Output the first line of the listing and each line after it, up to and including the line that contains "import * as d3 from 'd3';", exactly as written, minus the pictures.

---+---

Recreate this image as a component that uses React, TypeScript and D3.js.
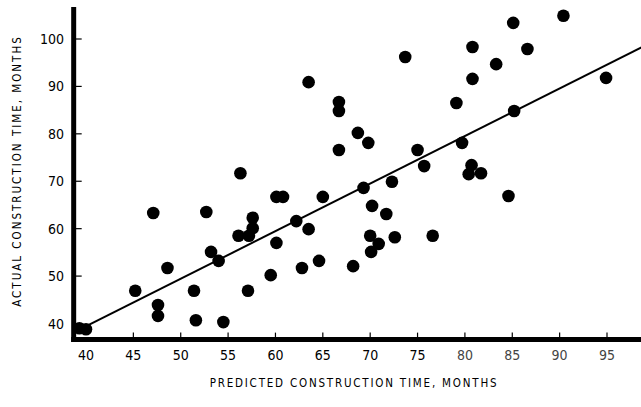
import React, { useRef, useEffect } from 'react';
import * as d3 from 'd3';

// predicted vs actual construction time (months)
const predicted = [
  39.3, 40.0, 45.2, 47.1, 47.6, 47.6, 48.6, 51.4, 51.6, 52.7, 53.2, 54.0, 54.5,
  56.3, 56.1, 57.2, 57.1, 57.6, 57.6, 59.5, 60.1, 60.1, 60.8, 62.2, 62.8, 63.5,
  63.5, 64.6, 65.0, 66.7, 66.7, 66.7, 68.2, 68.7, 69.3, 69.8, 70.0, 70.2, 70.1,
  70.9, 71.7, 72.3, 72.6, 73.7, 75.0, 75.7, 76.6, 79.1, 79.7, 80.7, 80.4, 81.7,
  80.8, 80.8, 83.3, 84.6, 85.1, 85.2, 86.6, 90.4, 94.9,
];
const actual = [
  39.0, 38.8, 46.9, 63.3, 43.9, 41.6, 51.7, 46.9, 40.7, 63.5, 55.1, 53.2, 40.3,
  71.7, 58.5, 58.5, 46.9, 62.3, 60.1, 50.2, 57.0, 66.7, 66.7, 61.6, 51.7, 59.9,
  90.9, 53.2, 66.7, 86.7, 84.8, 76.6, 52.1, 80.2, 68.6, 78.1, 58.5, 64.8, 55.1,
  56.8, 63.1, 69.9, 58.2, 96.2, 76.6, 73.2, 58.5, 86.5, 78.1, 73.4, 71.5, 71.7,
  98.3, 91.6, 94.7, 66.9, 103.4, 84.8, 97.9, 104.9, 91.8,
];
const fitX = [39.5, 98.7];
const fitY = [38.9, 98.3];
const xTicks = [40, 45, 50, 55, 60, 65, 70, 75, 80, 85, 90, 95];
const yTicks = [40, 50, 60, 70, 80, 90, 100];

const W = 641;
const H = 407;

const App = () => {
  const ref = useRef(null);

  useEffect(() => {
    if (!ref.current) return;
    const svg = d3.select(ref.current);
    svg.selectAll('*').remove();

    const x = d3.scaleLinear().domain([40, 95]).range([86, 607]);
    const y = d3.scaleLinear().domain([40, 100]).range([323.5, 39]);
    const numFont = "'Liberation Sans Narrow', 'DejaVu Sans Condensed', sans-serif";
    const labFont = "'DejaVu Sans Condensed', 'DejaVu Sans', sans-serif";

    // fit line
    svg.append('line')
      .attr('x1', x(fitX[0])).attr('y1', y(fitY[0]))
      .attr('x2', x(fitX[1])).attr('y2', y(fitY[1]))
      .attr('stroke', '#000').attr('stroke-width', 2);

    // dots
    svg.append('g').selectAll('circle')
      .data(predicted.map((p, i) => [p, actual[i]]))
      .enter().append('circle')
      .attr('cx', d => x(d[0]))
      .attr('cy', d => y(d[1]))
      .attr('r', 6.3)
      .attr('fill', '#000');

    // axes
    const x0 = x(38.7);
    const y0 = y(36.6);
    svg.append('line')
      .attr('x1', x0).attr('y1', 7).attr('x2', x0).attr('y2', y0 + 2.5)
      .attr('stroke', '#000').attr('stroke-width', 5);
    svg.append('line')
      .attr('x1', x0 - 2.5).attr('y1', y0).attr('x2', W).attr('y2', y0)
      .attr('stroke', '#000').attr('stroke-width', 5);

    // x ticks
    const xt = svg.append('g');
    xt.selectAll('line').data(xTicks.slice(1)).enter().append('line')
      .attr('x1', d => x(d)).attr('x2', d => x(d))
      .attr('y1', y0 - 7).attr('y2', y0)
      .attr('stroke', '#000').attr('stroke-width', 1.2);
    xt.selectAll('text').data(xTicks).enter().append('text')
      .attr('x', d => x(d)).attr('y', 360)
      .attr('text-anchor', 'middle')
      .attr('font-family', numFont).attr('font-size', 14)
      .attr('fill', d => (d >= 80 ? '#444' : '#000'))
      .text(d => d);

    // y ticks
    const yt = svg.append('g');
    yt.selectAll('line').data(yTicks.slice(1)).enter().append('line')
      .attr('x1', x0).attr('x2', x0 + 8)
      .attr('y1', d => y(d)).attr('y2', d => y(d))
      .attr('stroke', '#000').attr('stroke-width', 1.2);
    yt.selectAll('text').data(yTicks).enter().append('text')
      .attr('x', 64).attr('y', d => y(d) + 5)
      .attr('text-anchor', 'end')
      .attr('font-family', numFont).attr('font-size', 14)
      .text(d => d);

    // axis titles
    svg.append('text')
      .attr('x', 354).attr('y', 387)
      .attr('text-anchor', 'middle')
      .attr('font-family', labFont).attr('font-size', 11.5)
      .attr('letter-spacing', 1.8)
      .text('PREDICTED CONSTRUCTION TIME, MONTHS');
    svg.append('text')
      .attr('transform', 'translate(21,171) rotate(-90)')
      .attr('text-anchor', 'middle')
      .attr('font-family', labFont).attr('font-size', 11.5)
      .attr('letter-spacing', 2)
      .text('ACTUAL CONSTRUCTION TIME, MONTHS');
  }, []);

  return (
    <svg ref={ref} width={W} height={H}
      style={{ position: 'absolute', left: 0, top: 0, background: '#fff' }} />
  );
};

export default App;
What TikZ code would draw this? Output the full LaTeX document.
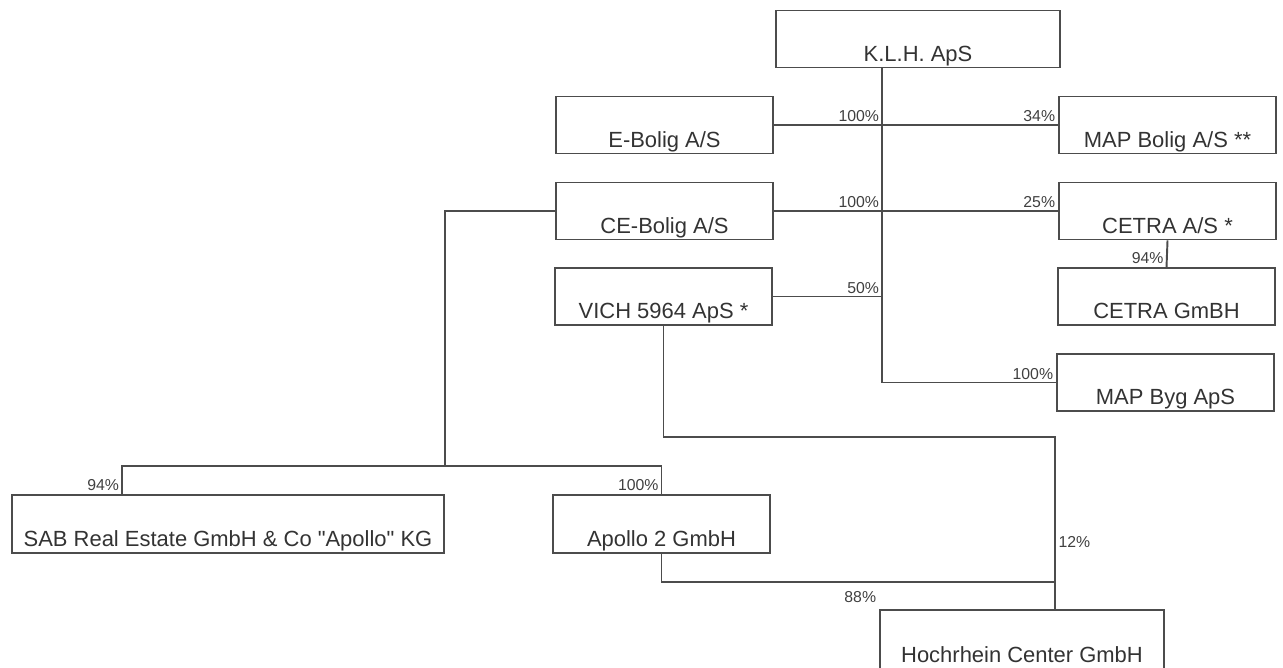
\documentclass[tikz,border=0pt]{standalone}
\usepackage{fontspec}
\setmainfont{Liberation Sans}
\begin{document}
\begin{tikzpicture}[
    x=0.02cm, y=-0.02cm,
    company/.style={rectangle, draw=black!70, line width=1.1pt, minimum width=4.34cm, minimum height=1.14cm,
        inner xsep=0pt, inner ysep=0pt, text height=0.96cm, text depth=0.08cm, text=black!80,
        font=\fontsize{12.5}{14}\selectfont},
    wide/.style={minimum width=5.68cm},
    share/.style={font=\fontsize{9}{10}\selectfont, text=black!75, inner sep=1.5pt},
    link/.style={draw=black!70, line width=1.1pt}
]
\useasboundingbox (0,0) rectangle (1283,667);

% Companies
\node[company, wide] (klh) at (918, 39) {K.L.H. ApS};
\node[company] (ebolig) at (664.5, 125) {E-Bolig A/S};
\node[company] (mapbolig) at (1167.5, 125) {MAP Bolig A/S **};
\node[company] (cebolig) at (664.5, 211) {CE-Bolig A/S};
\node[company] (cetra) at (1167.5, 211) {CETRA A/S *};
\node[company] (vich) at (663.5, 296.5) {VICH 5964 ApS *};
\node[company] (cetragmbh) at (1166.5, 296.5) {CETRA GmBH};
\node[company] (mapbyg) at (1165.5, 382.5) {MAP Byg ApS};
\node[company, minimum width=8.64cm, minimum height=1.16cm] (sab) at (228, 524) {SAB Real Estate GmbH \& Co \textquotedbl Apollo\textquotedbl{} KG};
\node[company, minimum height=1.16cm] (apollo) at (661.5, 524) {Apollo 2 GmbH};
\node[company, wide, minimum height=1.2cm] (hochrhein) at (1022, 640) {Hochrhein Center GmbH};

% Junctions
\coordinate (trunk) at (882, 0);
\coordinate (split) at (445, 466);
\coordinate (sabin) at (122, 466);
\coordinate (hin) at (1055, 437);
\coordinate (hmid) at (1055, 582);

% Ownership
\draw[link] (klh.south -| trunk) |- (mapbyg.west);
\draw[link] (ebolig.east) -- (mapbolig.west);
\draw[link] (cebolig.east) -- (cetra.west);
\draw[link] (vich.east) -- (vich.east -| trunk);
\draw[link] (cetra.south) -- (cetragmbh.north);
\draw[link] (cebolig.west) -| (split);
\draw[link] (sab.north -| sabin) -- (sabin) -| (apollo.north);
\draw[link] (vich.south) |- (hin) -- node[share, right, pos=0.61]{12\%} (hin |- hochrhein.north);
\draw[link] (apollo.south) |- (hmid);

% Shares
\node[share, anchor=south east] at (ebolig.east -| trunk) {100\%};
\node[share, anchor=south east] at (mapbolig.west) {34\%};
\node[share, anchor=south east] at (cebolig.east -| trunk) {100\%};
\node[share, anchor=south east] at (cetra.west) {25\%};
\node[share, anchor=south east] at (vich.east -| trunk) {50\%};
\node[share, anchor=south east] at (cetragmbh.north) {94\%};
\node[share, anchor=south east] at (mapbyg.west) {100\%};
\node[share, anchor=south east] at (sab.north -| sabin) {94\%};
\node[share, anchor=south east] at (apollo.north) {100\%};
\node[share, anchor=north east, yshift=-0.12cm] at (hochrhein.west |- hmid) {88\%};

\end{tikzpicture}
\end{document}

---+---

EXPECTED OUTPUT
Recreate this image as a component that uses React, TypeScript and D3.js.
import React, { useRef, useEffect } from 'react';
import * as d3 from 'd3';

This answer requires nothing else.